> **Request**: Only the lines from the start of the data through the one containing "3, 1, 0, -1, -4]" belong in your answer; return them exactly.

> **Material provided**:

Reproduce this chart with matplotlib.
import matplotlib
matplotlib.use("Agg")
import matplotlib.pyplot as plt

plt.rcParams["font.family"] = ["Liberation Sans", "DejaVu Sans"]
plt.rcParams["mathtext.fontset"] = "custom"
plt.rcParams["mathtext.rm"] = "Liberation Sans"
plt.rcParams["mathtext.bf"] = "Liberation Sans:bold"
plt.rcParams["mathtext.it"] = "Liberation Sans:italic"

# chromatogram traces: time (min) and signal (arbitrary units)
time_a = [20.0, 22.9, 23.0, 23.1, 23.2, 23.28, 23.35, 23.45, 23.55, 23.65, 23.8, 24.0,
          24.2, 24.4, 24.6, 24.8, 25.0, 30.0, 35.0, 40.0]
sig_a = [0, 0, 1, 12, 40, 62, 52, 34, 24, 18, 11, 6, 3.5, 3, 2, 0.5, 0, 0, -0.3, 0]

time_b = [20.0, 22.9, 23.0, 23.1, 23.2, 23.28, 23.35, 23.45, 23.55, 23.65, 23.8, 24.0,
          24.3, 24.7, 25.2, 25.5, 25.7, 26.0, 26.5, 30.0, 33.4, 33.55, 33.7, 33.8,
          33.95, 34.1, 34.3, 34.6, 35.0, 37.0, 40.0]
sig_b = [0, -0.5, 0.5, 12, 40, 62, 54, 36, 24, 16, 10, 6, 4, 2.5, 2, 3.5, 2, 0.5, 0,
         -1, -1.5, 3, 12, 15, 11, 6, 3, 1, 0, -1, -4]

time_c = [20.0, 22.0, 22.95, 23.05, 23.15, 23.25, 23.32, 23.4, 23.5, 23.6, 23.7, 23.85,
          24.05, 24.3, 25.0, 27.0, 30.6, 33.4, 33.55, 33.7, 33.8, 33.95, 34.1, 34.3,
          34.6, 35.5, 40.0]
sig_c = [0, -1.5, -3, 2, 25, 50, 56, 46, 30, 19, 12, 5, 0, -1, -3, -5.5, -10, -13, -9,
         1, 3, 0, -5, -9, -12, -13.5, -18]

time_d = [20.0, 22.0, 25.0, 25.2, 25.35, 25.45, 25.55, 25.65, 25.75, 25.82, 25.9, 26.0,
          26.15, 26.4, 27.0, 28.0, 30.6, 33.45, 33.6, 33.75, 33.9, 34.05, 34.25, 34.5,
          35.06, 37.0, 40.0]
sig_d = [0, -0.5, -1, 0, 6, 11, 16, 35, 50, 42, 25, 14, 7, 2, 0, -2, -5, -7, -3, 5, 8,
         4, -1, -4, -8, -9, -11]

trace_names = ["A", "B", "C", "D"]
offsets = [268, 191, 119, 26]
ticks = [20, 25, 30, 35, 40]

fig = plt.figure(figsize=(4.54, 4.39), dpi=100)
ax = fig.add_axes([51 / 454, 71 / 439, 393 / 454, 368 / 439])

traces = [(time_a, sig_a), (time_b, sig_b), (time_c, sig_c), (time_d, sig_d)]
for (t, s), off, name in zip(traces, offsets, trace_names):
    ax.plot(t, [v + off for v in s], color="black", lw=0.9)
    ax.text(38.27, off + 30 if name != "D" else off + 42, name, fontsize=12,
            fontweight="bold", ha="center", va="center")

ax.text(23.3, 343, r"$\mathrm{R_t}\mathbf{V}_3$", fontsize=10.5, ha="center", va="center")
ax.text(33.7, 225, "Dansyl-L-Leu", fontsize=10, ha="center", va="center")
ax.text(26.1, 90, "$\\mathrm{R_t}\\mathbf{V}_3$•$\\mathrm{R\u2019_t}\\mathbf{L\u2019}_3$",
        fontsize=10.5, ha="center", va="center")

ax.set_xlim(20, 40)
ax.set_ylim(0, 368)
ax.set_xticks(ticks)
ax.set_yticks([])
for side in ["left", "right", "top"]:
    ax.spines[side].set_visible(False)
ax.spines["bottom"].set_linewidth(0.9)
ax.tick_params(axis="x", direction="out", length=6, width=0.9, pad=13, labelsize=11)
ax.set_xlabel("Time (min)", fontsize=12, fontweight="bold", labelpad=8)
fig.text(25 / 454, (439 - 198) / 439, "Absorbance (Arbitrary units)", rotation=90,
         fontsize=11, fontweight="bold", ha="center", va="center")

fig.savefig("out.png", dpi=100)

> **Result of this task**:
Reproduce this chart with matplotlib.
import matplotlib
matplotlib.use("Agg")
import matplotlib.pyplot as plt

plt.rcParams["font.family"] = ["Liberation Sans", "DejaVu Sans"]
plt.rcParams["mathtext.fontset"] = "custom"
plt.rcParams["mathtext.rm"] = "Liberation Sans"
plt.rcParams["mathtext.bf"] = "Liberation Sans:bold"
plt.rcParams["mathtext.it"] = "Liberation Sans:italic"

# chromatogram traces: time (min) and signal (arbitrary units)
time_a = [20.0, 22.9, 23.0, 23.1, 23.2, 23.28, 23.35, 23.45, 23.55, 23.65, 23.8, 24.0,
          24.2, 24.4, 24.6, 24.8, 25.0, 30.0, 35.0, 40.0]
sig_a = [0, 0, 1, 12, 40, 62, 52, 34, 24, 18, 11, 6, 3.5, 3, 2, 0.5, 0, 0, -0.3, 0]

time_b = [20.0, 22.9, 23.0, 23.1, 23.2, 23.28, 23.35, 23.45, 23.55, 23.65, 23.8, 24.0,
          24.3, 24.7, 25.2, 25.5, 25.7, 26.0, 26.5, 30.0, 33.4, 33.55, 33.7, 33.8,
          33.95, 34.1, 34.3, 34.6, 35.0, 37.0, 40.0]
sig_b = [0, -0.5, 0.5, 12, 40, 62, 54, 36, 24, 16, 10, 6, 4, 2.5, 2, 3.5, 2, 0.5, 0,
         -1, -1.5, 3, 12, 15, 11, 6, 3, 1, 0, -1, -4]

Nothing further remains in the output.